*** Material for the task ***

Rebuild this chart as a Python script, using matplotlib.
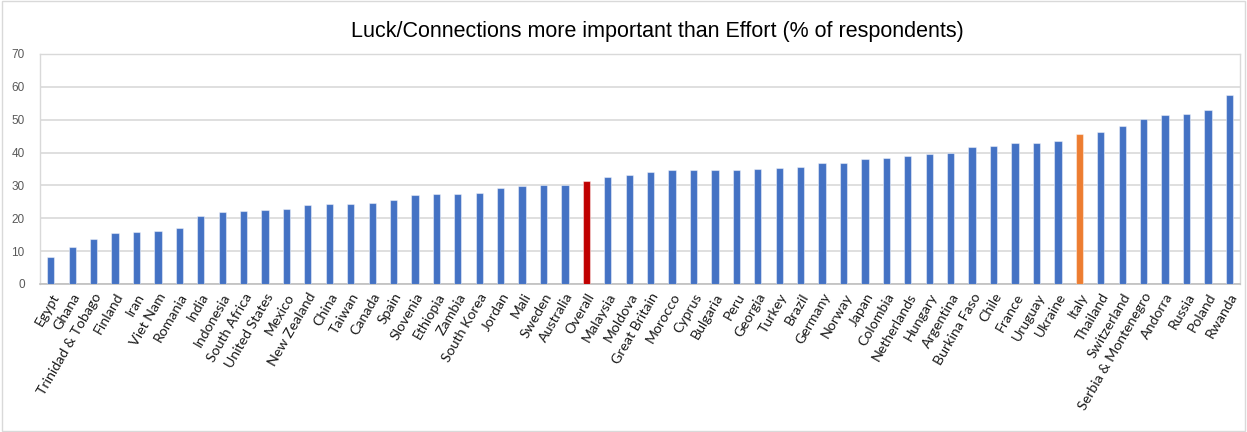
import matplotlib
matplotlib.use("Agg")
import matplotlib.pyplot as plt
from matplotlib.patches import Rectangle

countries = [
    "Egypt", "Ghana", "Trinidad & Tobago", "Finland", "Iran", "Viet Nam", "Romania",
    "India", "Indonesia", "South Africa", "United States", "Mexico", "New Zealand",
    "China", "Taiwan", "Canada", "Spain", "Slovenia", "Ethiopia", "Zambia",
    "South Korea", "Jordan", "Mali", "Sweden", "Australia", "Overall", "Malaysia",
    "Moldova", "Great Britain", "Morocco", "Cyprus", "Bulgaria", "Peru", "Georgia",
    "Turkey", "Brazil", "Germany", "Norway", "Japan", "Colombia", "Netherlands",
    "Hungary", "Argentina", "Burkina Faso", "Chile", "France", "Uruguay", "Ukraine",
    "Italy", "Thailand", "Switzerland", "Serbia & Montenegro", "Andorra", "Russia",
    "Poland", "Rwanda",
]

luck_pct = [
    8.3, 11.4, 13.7, 15.5, 15.7, 16.2, 17.0,
    20.6, 22.0, 22.2, 22.4, 22.8, 24.1,
    24.3, 24.5, 24.7, 25.6, 27.0, 27.3, 27.5,
    27.7, 29.3, 29.9, 30.0, 30.2, 31.3, 32.6,
    33.2, 34.0, 34.8, 34.8, 34.8, 34.8, 35.0,
    35.3, 35.6, 36.7, 36.7, 38.1, 38.3, 38.9,
    39.7, 39.9, 41.7, 42.1, 42.8, 43.0, 43.6,
    45.8, 46.2, 48.0, 50.1, 51.5, 51.7,
    53.0, 57.5,
]

highlight = {"Overall": "#C00000", "Italy": "#ED7D31"}
base_color = "#4472C4"
colors = [highlight.get(c, base_color) for c in countries]

y_ticks = [0, 10, 20, 30, 40, 50, 60, 70]

fig = plt.figure(figsize=(12.47, 4.32), dpi=100)
ax = fig.add_axes([40 / 1247, 148 / 432, 1200 / 1247, 230 / 432])

x = range(len(countries))
ax.bar(x, luck_pct, width=0.34, color=colors, edgecolor=(1, 1, 1, 0.45),
       linewidth=0.8, zorder=3)

ax.set_xlim(-0.5, len(countries) - 0.5)
ax.set_ylim(0, 70)
ax.set_yticks(y_ticks)
ax.set_yticklabels([str(v) for v in y_ticks], fontsize=8.5, color="#595959",
                   family="Liberation Sans")
ax.set_xticks(list(x))
ax.set_xticklabels(countries, rotation=60, ha="right", rotation_mode="anchor",
                   fontsize=10.2, family="Lato", color="#1a1a1a")
ax.tick_params(axis="both", length=0)
ax.tick_params(axis="x", pad=5)
ax.tick_params(axis="y", pad=11)

ax.grid(axis="y", color="#D9D9D9", linewidth=1.2, zorder=0)
ax.set_axisbelow(True)
for side in ["left", "right", "top"]:
    ax.spines[side].set_color("#D9D9D9")
    ax.spines[side].set_linewidth(1.0)
ax.spines["bottom"].set_color("#BFBFBF")
ax.spines["bottom"].set_linewidth(1.2)

fig.text(657 / 1247, 1 - 31 / 432,
         "Luck/Connections more important than Effort (% of respondents)",
         ha="center", va="center", fontsize=15.5, family="Liberation Sans",
         color="#000000")

fig.patches.append(Rectangle((2 / 1247, 1 / 432), 1243 / 1247, 430 / 432,
                             transform=fig.transFigure, fill=False,
                             edgecolor="#D9D9D9", linewidth=1.0))

fig.savefig("out.png", dpi=100, facecolor="white")
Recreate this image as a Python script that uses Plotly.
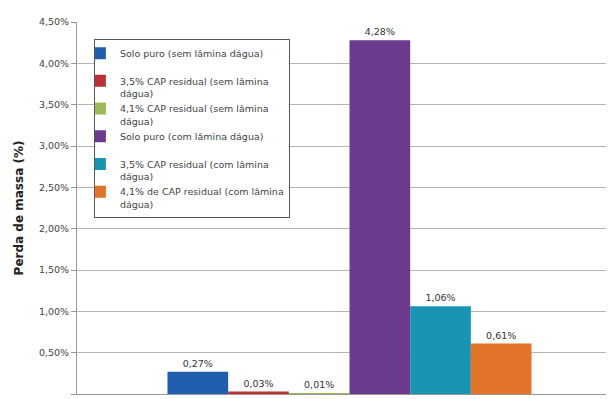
import plotly.graph_objects as go

category = ["Ensaio"]
series_names = [
    "Solo puro (sem lâmina dágua)<br> ",
    "3,5% CAP residual (sem lâmina<br>dágua)",
    "4,1% CAP residual (sem lâmina<br>dágua)",
    "Solo puro (com lâmina dágua)<br> ",
    "3,5% CAP residual (com lâmina<br>dágua)",
    "4,1% de CAP residual (com lâmina<br>dágua)",
]
values = [0.0027, 0.0003, 0.0001, 0.0428, 0.0106, 0.0061]
colors = ["#1f5fae", "#b83236", "#9bbb59", "#6b3a8c", "#1b93b3", "#e2742a"]
tick_vals = [0, 0.005, 0.01, 0.015, 0.02, 0.025, 0.03, 0.035, 0.04, 0.045]

FONT = "DejaVu Sans"

fig = go.Figure()
for name, v, c in zip(series_names, values, colors):
    fig.add_trace(go.Bar(
        x=category, y=[v], name=name, marker=dict(color=c, line=dict(width=0)),
        texttemplate="%{y:.2%}", textposition="outside", cliponaxis=False,
        textfont=dict(size=9.5, color="#333333", family=FONT),
    ))

# The page body adds an 8px offset; the plot area is placed to match.
fig.update_layout(
    width=614, height=391,
    margin=dict(l=69, r=0, t=14, b=5),
    paper_bgcolor="white", plot_bgcolor="white",
    separators=", ",
    barmode="group", bargap=0.332, bargroupgap=0,
    font=dict(family=FONT, size=10, color="#333333"),
    showlegend=True,
    legend=dict(
        x=0.031, y=0.953, xanchor="left", yanchor="top",
        bgcolor="white", bordercolor="#555555", borderwidth=1,
        font=dict(size=9.5, color="#444444", family=FONT),
        valign="top", tracegroupgap=0, itemwidth=30, indentation=-15,
    ),
    xaxis=dict(showticklabels=False, showline=True, linecolor="#999999",
               ticks="", showgrid=False, zeroline=False),
    yaxis=dict(range=[0, 0.045], tickvals=tick_vals, tickformat=".2%",
               showline=True, linecolor="#999999", ticks="outside",
               ticklen=5, tickcolor="#999999", gridcolor="#b5b5b5",
               zeroline=False,
               tickfont=dict(size=9.5, color="#444444", family=FONT),
               title=dict(text="<b>Perda de massa (%)</b>",
                          font=dict(size=12, color="#222222", family=FONT),
                          standoff=12)),
)

fig.write_html("out.html")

***

### [What you have to do]
Make an exact reproduction of the listing above, without any pictures.

### [Written response]
Rebuild this chart as a Python script, using matplotlib.
import matplotlib
matplotlib.use("Agg")
import matplotlib.pyplot as plt
from matplotlib.patches import Rectangle

countries = [
    "Egypt", "Ghana", "Trinidad & Tobago", "Finland", "Iran", "Viet Nam", "Romania",
    "India", "Indonesia", "South Africa", "United States", "Mexico", "New Zealand",
    "China", "Taiwan", "Canada", "Spain", "Slovenia", "Ethiopia", "Zambia",
    "South Korea", "Jordan", "Mali", "Sweden", "Australia", "Overall", "Malaysia",
    "Moldova", "Great Britain", "Morocco", "Cyprus", "Bulgaria", "Peru", "Georgia",
    "Turkey", "Brazil", "Germany", "Norway", "Japan", "Colombia", "Netherlands",
    "Hungary", "Argentina", "Burkina Faso", "Chile", "France", "Uruguay", "Ukraine",
    "Italy", "Thailand", "Switzerland", "Serbia & Montenegro", "Andorra", "Russia",
    "Poland", "Rwanda",
]

luck_pct = [
    8.3, 11.4, 13.7, 15.5, 15.7, 16.2, 17.0,
    20.6, 22.0, 22.2, 22.4, 22.8, 24.1,
    24.3, 24.5, 24.7, 25.6, 27.0, 27.3, 27.5,
    27.7, 29.3, 29.9, 30.0, 30.2, 31.3, 32.6,
    33.2, 34.0, 34.8, 34.8, 34.8, 34.8, 35.0,
    35.3, 35.6, 36.7, 36.7, 38.1, 38.3, 38.9,
    39.7, 39.9, 41.7, 42.1, 42.8, 43.0, 43.6,
    45.8, 46.2, 48.0, 50.1, 51.5, 51.7,
    53.0, 57.5,
]

highlight = {"Overall": "#C00000", "Italy": "#ED7D31"}
base_color = "#4472C4"
colors = [highlight.get(c, base_color) for c in countries]

y_ticks = [0, 10, 20, 30, 40, 50, 60, 70]

fig = plt.figure(figsize=(12.47, 4.32), dpi=100)
ax = fig.add_axes([40 / 1247, 148 / 432, 1200 / 1247, 230 / 432])

x = range(len(countries))
ax.bar(x, luck_pct, width=0.34, color=colors, edgecolor=(1, 1, 1, 0.45),
       linewidth=0.8, zorder=3)

ax.set_xlim(-0.5, len(countries) - 0.5)
ax.set_ylim(0, 70)
ax.set_yticks(y_ticks)
ax.set_yticklabels([str(v) for v in y_ticks], fontsize=8.5, color="#595959",
                   family="Liberation Sans")
ax.set_xticks(list(x))
ax.set_xticklabels(countries, rotation=60, ha="right", rotation_mode="anchor",
                   fontsize=10.2, family="Lato", color="#1a1a1a")
ax.tick_params(axis="both", length=0)
ax.tick_params(axis="x", pad=5)
ax.tick_params(axis="y", pad=11)

ax.grid(axis="y", color="#D9D9D9", linewidth=1.2, zorder=0)
ax.set_axisbelow(True)
for side in ["left", "right", "top"]:
    ax.spines[side].set_color("#D9D9D9")
    ax.spines[side].set_linewidth(1.0)
ax.spines["bottom"].set_color("#BFBFBF")
ax.spines["bottom"].set_linewidth(1.2)

fig.text(657 / 1247, 1 - 31 / 432,
         "Luck/Connections more important than Effort (% of respondents)",
         ha="center", va="center", fontsize=15.5, family="Liberation Sans",
         color="#000000")

fig.patches.append(Rectangle((2 / 1247, 1 / 432), 1243 / 1247, 430 / 432,
                             transform=fig.transFigure, fill=False,
                             edgecolor="#D9D9D9", linewidth=1.0))

fig.savefig("out.png", dpi=100, facecolor="white")
Recreate this image as a Python script that uses Plotly.
import plotly.graph_objects as go

category = ["Ensaio"]
series_names = [
    "Solo puro (sem lâmina dágua)<br> ",
    "3,5% CAP residual (sem lâmina<br>dágua)",
    "4,1% CAP residual (sem lâmina<br>dágua)",
    "Solo puro (com lâmina dágua)<br> ",
    "3,5% CAP residual (com lâmina<br>dágua)",
    "4,1% de CAP residual (com lâmina<br>dágua)",
]
values = [0.0027, 0.0003, 0.0001, 0.0428, 0.0106, 0.0061]
colors = ["#1f5fae", "#b83236", "#9bbb59", "#6b3a8c", "#1b93b3", "#e2742a"]
tick_vals = [0, 0.005, 0.01, 0.015, 0.02, 0.025, 0.03, 0.035, 0.04, 0.045]

FONT = "DejaVu Sans"

fig = go.Figure()
for name, v, c in zip(series_names, values, colors):
    fig.add_trace(go.Bar(
        x=category, y=[v], name=name, marker=dict(color=c, line=dict(width=0)),
        texttemplate="%{y:.2%}", textposition="outside", cliponaxis=False,
        textfont=dict(size=9.5, color="#333333", family=FONT),
    ))

# The page body adds an 8px offset; the plot area is placed to match.
fig.update_layout(
    width=614, height=391,
    margin=dict(l=69, r=0, t=14, b=5),
    paper_bgcolor="white", plot_bgcolor="white",
    separators=", ",
    barmode="group", bargap=0.332, bargroupgap=0,
    font=dict(family=FONT, size=10, color="#333333"),
    showlegend=True,
    legend=dict(
        x=0.031, y=0.953, xanchor="left", yanchor="top",
        bgcolor="white", bordercolor="#555555", borderwidth=1,
        font=dict(size=9.5, color="#444444", family=FONT),
        valign="top", tracegroupgap=0, itemwidth=30, indentation=-15,
    ),
    xaxis=dict(showticklabels=False, showline=True, linecolor="#999999",
               ticks="", showgrid=False, zeroline=False),
    yaxis=dict(range=[0, 0.045], tickvals=tick_vals, tickformat=".2%",
               showline=True, linecolor="#999999", ticks="outside",
               ticklen=5, tickcolor="#999999", gridcolor="#b5b5b5",
               zeroline=False,
               tickfont=dict(size=9.5, color="#444444", family=FONT),
               title=dict(text="<b>Perda de massa (%)</b>",
                          font=dict(size=12, color="#222222", family=FONT),
                          standoff=12)),
)

fig.write_html("out.html")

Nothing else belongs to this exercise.